*TASK REQUIREMENTS*. Write out the listing, please, but only from its first line through the line containing "import * as", exactly as given and without pictures.

◇ ◇ ◇ ◇ ◇

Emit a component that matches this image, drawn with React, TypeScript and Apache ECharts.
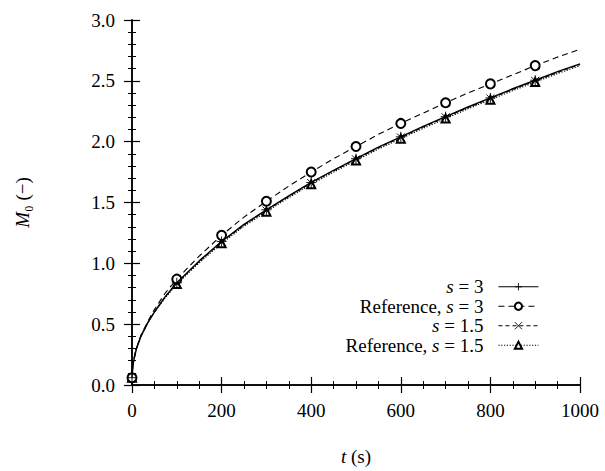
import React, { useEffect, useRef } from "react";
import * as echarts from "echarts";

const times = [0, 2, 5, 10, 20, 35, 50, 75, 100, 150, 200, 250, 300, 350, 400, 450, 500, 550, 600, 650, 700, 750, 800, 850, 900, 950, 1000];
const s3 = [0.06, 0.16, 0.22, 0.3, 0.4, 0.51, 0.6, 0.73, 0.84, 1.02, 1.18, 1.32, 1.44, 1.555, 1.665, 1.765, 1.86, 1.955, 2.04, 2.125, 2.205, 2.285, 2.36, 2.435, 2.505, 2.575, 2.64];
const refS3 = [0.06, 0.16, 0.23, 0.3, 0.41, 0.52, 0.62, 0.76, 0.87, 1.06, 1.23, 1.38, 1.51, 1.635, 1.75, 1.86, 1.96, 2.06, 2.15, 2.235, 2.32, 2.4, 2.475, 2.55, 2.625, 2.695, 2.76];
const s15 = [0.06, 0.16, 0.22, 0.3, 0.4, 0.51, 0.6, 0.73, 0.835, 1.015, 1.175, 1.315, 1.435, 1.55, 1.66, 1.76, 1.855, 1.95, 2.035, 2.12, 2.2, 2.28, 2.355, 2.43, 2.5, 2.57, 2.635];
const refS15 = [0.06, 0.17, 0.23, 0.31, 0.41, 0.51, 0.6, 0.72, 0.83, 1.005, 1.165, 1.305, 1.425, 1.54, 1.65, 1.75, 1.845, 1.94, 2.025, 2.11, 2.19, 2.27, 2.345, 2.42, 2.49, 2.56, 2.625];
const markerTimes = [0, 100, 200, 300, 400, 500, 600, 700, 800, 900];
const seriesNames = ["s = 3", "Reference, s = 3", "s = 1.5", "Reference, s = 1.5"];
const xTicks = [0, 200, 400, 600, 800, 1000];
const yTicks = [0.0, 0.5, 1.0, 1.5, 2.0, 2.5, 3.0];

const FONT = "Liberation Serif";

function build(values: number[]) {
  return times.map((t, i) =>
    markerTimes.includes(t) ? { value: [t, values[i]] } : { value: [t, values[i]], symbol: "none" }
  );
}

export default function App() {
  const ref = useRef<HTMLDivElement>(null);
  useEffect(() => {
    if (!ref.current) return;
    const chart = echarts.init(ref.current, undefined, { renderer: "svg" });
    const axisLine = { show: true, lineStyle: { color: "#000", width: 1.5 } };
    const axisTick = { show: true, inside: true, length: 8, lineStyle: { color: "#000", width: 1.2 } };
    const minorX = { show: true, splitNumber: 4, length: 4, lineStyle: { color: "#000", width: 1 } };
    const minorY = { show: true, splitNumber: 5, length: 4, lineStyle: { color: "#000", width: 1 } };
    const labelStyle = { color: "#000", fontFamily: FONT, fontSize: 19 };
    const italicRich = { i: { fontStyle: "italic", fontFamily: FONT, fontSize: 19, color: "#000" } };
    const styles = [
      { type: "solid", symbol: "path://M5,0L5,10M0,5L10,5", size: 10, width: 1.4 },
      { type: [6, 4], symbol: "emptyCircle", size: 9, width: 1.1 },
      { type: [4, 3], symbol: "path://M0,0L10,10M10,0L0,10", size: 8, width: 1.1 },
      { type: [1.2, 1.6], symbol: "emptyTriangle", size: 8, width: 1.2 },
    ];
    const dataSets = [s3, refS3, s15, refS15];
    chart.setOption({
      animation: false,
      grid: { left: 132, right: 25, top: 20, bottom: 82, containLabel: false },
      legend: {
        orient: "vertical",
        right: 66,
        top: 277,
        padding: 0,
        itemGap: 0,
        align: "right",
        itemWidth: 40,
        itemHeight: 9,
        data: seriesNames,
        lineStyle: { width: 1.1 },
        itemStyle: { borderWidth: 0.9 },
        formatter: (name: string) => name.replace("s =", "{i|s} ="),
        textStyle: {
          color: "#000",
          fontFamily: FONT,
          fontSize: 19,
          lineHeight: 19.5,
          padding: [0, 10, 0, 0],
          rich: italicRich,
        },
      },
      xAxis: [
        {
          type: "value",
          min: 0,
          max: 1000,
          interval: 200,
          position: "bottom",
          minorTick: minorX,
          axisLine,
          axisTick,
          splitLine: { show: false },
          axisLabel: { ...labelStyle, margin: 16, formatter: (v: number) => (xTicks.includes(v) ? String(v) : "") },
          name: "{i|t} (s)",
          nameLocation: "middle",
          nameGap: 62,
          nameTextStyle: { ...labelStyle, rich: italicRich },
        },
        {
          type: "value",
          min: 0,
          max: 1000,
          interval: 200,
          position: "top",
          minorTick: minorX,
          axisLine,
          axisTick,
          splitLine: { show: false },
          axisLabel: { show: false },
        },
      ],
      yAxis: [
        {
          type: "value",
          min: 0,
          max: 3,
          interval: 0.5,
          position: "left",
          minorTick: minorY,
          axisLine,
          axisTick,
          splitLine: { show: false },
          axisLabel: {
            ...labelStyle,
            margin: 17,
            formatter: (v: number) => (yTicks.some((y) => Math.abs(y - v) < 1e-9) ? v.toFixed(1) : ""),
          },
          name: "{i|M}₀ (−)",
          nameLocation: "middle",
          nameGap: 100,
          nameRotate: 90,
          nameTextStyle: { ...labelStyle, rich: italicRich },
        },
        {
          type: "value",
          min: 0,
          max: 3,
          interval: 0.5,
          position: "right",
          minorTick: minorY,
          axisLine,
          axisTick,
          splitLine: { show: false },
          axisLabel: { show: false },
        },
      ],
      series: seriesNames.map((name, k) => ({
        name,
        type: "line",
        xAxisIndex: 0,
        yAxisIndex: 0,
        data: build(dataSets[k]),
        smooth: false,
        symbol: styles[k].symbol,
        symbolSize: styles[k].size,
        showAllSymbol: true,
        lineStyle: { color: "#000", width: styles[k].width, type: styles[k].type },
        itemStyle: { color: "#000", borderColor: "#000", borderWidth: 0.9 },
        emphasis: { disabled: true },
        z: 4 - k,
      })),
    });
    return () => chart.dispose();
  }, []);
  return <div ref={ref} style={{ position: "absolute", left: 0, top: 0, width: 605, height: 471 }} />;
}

◇ ◇ ◇ ◇ ◇

*RESULT OF THIS EXERCISE*.
Emit a component that matches this image, drawn with React, TypeScript and Apache ECharts.
import React, { useEffect, useRef } from "react";
import * as echarts from "echarts";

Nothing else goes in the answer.